Churches Must Start Paying Tax – Thomas Kusi Boafo
The Chief Executive Officer of Public Sector Reforms, Thomas Kusi Boafo has appealed to churches to start fulfilling their tax obligations on their commercial activities to help in the development of the country.
According to him, churches that are purely into a profit-making business must pay tax because the law requires that businesses pay tax.
Mr. Thomas Kusi Boafo has backed the plan for churches in the country to be taxed, grounding his position on the fact that churches have now moved into the realm of wealth creation and prosperity.
“Patriotic citizens or people who love their country should not be against taxes. Taxes are meant for development, if they are not being used well, yes, we can talk about it, churches must start paying taxes to help in development,” Thomas Kusi Boafo told Kwaku Dawuro on ‘Pae Mu Ka’ on Accra-based Kingdom FM 107.7.
Considering the fact that some churches were currently engaged in business for profit, the CEO stated that it was only fair for them to fulfill their obligation to the state.
Religious leaders and the Government of Ghana have agreed to set up a body that will ensure that religious institutions pay taxes on the income they generate.
They own very expensive vehicles and properties and that prompt people to question why churches’ income and that of their pastors are not subjected to tax.
“In view of the commercial drive of churches, it is supremely important for the state in furtherance of its role as the regulator of business activities in Ghana to tax the income or profits of churches derived from trade or business,” he stated.
According to him, the current laws of the country warranted that churches paid taxes for activities which were commercial or profit-oriented.
Section 7 (1) of the Income Tax Act,2015, Act 896 talks about exempt amounts and it includes Section 7 (1) a. which stipulates that “the salary, allowances, facilities, pension and gratuity of the President in accordance with Article 68 (5) of the Constitution “.
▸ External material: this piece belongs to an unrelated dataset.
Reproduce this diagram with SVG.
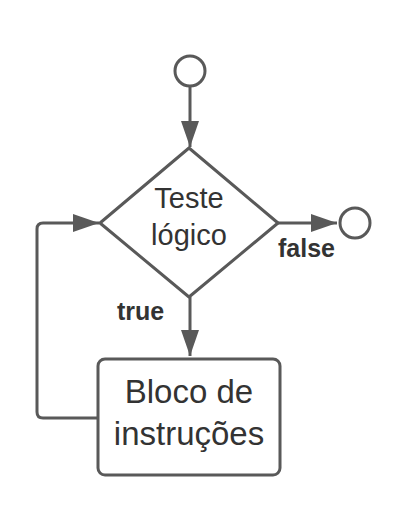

Churches’ incomes being subjected to tax has become a topical issue because of “one-man churches “where the entire offerings and tithes go directly to the pastor who happens to be the founder. In the case of orthodox churches there are structures that have been put in place which makes it difficult for the pastor to dip his hands into the coffers. These churches support the communities in which they operate in various ways including drilling boreholes and even set up scholarship schemes to support wards of their members and the community at large.